In The Economic Times, R Gopalakrishnan writes that the use of Hebrew expressions makes the book "alive and eminently-readable." Besides chutzpah, the authors use the word bitzua, which roughly means "getting things done." Another Hebrew expression used in the book is rosh gadol, literally "big head", which could be translated "can-do and responsible attitude with scant respect for the limitations of formal authority." Gopalakrishnan concludes that the ideas demonstrated in the book "are highly relevant for innovation capability in general, but for India, especially at this juncture."
David Horovitz of The Jerusalem Post says that conclusions of Start-up Nation find confirmation in the real world, such as how the life of Congresswoman Gabrielle Giffords was saved when an emergency medical team applied a revolutionary elasticized bandage developed in Israel to staunch her head wounds.
A review in The Washington Post says that "the book weaves together colorful stories of Israeli technological triumphs" such as the story of Shvat Shaked, who "founded a cybersecurity firm with his old buddy from Army intelligence and had the chutzpah to bet a top executive at PayPal, the online commerce company owned by eBay, that his few dozen engineers could beat PayPal's thousands in developing secure online software." The review also states that the authors could have done a better job drawing "straight lines between their theories about Israel's success and these case studies".

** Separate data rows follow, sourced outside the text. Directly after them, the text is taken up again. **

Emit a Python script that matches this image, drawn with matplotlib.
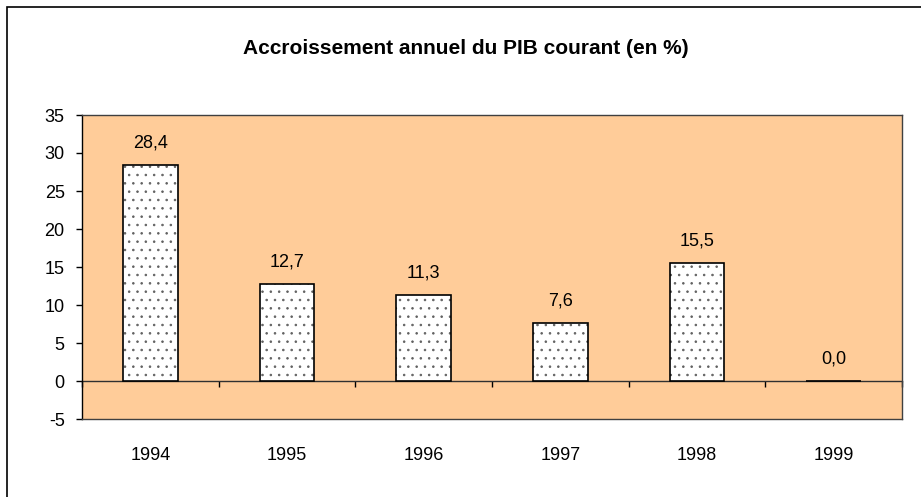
import matplotlib
matplotlib.use("Agg")
import matplotlib.pyplot as plt
from matplotlib.patches import Rectangle
import numpy as np

plt.rcParams['font.family'] = ['Liberation Sans', 'DejaVu Sans']
plt.rcParams['hatch.linewidth'] = 0.6

years = ["1994", "1995", "1996", "1997", "1998", "1999"]
values = [28.4, 12.7, 11.3, 7.6, 15.5, 0.0]
yticks = [-5, 0, 5, 10, 15, 20, 25, 30, 35]
title = "Accroissement annuel du PIB courant (en %)"

W, H = 921, 497
fig = plt.figure(figsize=(W / 100, H / 100), dpi=100)
fig.patch.set_facecolor('white')

# outer chart border (only left/top visible in the reference)
fig.add_artist(Rectangle((7 / W, -0.2), 1.5, 1.2 - 7 / H, transform=fig.transFigure,
                         fill=False, edgecolor='black', linewidth=1.2))

left, right, top, bottom = 82, 902, 115, 419
ax = fig.add_axes([left / W, 1 - bottom / H, (right - left) / W, (bottom - top) / H])
ax.set_facecolor('#FFCC99')

x = np.arange(len(years))
ymin, ymax = yticks[0], yticks[-1]
# hatched fill (grey dots)
ax.bar(x, values, width=0.4, color='white', edgecolor='#606060', linewidth=0,
       hatch='..', zorder=3)
# black outline
ax.bar(x, values, width=0.4, fill=False, edgecolor='black', linewidth=1.2, zorder=6)
ax.set_xlim(-0.5, len(years) - 0.5)
ax.set_ylim(ymin, ymax)

for xi, v in zip(x, values):
    ax.annotate(f"{v:.1f}".replace('.', ','), (xi, v), xytext=(0, 10),
                textcoords='offset points', ha='center', va='bottom', fontsize=13)

# y axis
ax.set_yticks(yticks)
ax.set_yticklabels([str(t) for t in yticks])
ax.tick_params(axis='y', direction='out', length=4.5, width=1, pad=8, labelsize=13,
               color='black')

# category labels below plot area
ax.set_xticks(x)
ax.set_xticklabels(years)
ax.tick_params(axis='x', length=0, pad=20, labelsize=13)

for s in ['top', 'right', 'bottom']:
    ax.spines[s].set_color('#404040')
    ax.spines[s].set_linewidth(1.0)
ax.spines['left'].set_color('black')
ax.spines['left'].set_linewidth(1.0)

# category axis at zero with boundary tick marks
sec = ax.secondary_xaxis((0 - ymin) / (ymax - ymin))
sec.set_xticks(np.arange(len(years) + 1) - 0.5)
sec.set_xticklabels([])
sec.tick_params(axis='x', direction='out', length=4.5, width=1, color='black')
sec.spines['bottom'].set_color('#303030')
sec.spines['bottom'].set_linewidth(1.0)
sec.set_zorder(2)

fig.text(466 / W, 1 - 48 / H, title, ha='center', va='center', fontsize=15,
         fontweight='bold')

fig.savefig('out.png', dpi=100)
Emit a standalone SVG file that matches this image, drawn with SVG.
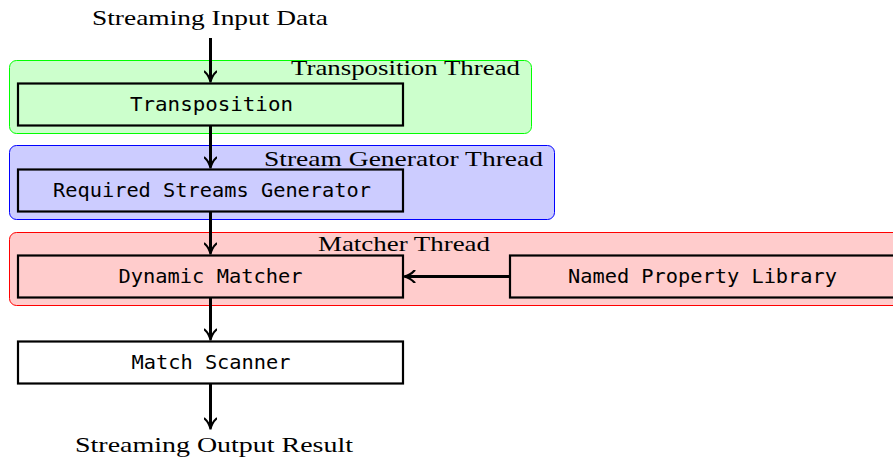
<svg xmlns="http://www.w3.org/2000/svg" width="893" height="462" viewBox="0 0 893 462">
<defs>
<style>
.lbl{font-family:"Liberation Serif","DejaVu Serif",serif;font-size:22px;fill:#000}
.mono{font-family:"DejaVu Sans Mono","Liberation Mono",monospace;font-size:20px;fill:#000}
.box{stroke:#000;stroke-width:2.2}
.conn{stroke:#000;stroke-width:3;fill:none;marker-end:url(#ah)}
</style>
<marker id="ah" viewBox="0 0 10 10" refX="8" refY="5" markerWidth="4.5" markerHeight="4.5" orient="auto" markerUnits="strokeWidth">
<path d="M1,0.5 Q4,4 9,5 Q4,6 1,9.5" fill="none" stroke="#000" stroke-width="1.6" stroke-linecap="round"/>
</marker>
</defs>
<rect width="893" height="462" fill="#fff"/>
<g id="transposition-thread">
<rect x="9.5" y="60.5" width="522" height="73" rx="7" fill="#ccffcc" stroke="#00ff00" stroke-width="1"/>
<text class="lbl" x="291" y="75" textLength="229" lengthAdjust="spacingAndGlyphs">Transposition Thread</text>
</g>
<g id="stream-generator-thread">
<rect x="9.5" y="145.5" width="545" height="74" rx="7" fill="#ccccff" stroke="#0000ff" stroke-width="1"/>
<text class="lbl" x="264" y="166" textLength="279" lengthAdjust="spacingAndGlyphs">Stream Generator Thread</text>
</g>
<g id="matcher-thread">
<rect x="9.5" y="232.5" width="900" height="73" rx="7" fill="#ffcccc" stroke="#ff0000" stroke-width="1"/>
<text class="lbl" x="318" y="251" textLength="172" lengthAdjust="spacingAndGlyphs">Matcher Thread</text>
</g>
<g id="input-label"><text class="lbl" x="92" y="25" textLength="236" lengthAdjust="spacingAndGlyphs">Streaming Input Data</text></g>
<g id="output-label"><text class="lbl" x="75" y="452" textLength="278" lengthAdjust="spacingAndGlyphs">Streaming Output Result</text></g>
<g id="transposition">
<rect class="box" x="18" y="83.5" width="385" height="42" fill="#ccffcc"/>
<text class="mono" x="130" y="110.5" textLength="163" lengthAdjust="spacingAndGlyphs">Transposition</text>
</g>
<g id="required-streams-generator">
<rect class="box" x="18" y="169.5" width="385" height="42" fill="#ccccff"/>
<text class="mono" x="53" y="196.5" textLength="318" lengthAdjust="spacingAndGlyphs">Required Streams Generator</text>
</g>
<g id="dynamic-matcher">
<rect class="box" x="18" y="255.5" width="385" height="42" fill="#ffcccc"/>
<text class="mono" x="118.5" y="282.5" textLength="184" lengthAdjust="spacingAndGlyphs">Dynamic Matcher</text>
</g>
<g id="named-property-library">
<rect class="box" x="510" y="255.5" width="400" height="42" fill="#ffcccc"/>
<text class="mono" x="568" y="282.5" textLength="269" lengthAdjust="spacingAndGlyphs">Named Property Library</text>
</g>
<g id="match-scanner">
<rect class="box" x="18" y="341.5" width="385" height="42" fill="#fff"/>
<text class="mono" x="131.5" y="368.5" textLength="159" lengthAdjust="spacingAndGlyphs">Match Scanner</text>
</g>
<g id="connectors">
<line class="conn" x1="210.5" y1="38" x2="210.5" y2="81"/>
<line class="conn" x1="210.5" y1="126" x2="210.5" y2="167"/>
<line class="conn" x1="210.5" y1="212" x2="210.5" y2="253"/>
<line class="conn" x1="210.5" y1="298" x2="210.5" y2="339"/>
<line class="conn" x1="210.5" y1="384" x2="210.5" y2="428"/>
<line class="conn" x1="509" y1="276.5" x2="405" y2="276.5"/>
</g>
</svg>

Maureen Farrell of Forbes was disappointed that the authors mostly ignored the effects of U.S. foreign aid, but says the book "is worth reading to understand not just Israel's history but the history of capitalism and innovation."
Ruth Schuster, reviewing the book for Haaretz, feels that it is "tarnished by a jarring, tub-thumping patriotism." A review in The Christian Science Monitor notes that "critics say that the story behind how a country of 7 million has more Nasdaq-listed companies than Europe is more complex than Singer and Senor paint it to be."
Economist Yusuf Mansur, writing in the Jordan Times, argues that two of the factors to which Senor and Singer attribute Israel's success, the IDF and Soviet-Jewish immigration, have only been sustainable because of the foreign aid that Israel receives from the United States and private sources. Mansur also faults the authors for suggesting that the disparity between entrepreneurship in Israel's Arab and Jewish sectors is rooted in the exemption of Arabs from military service rather than what Mansour perceives to be "the discriminatory policies of Israel against its Arab citizens," particularly in education and the labor market.
Gal Beckerman, writing in The Forward magazine, observes that the book "presents Israel in an extremely positive light as a bastion of entrepreneurial spirit and technological achievement. It skirts a discussion of the conflict with the Palestinians, or even the wealth inequality within Israel, thereby dovetailing nicely with recent public relations efforts by Israel to shift attention away from its problems and toward its achievements."
Journalists and policymakers in several countries have recommended Start-up Nation as a useful guide for promoting entrepreneurship. A review of the book in The Irish Times calls on Ireland to follow Israel's model. Andrius Kubilius, the prime minister of Lithuania, has cited Start-up Nation as his favorite book. Yrjö Ojasaar, managing partner of Solon Partners, an executive consulting and angel investor company in Estonia, says "there is much to be learned from the Israeli experience of venture capital incubation through building incentives for privatization." CNN's Fareed Zakaria called Start-up Nation "a book every single Arab businessman, Arab bureaucrat, and Arab politician should read." The book is cited as a handbook of "classic economics." It teaches small businesses "how effective a cohesive team can be, especially when that team places an emphasis on chutzpah first."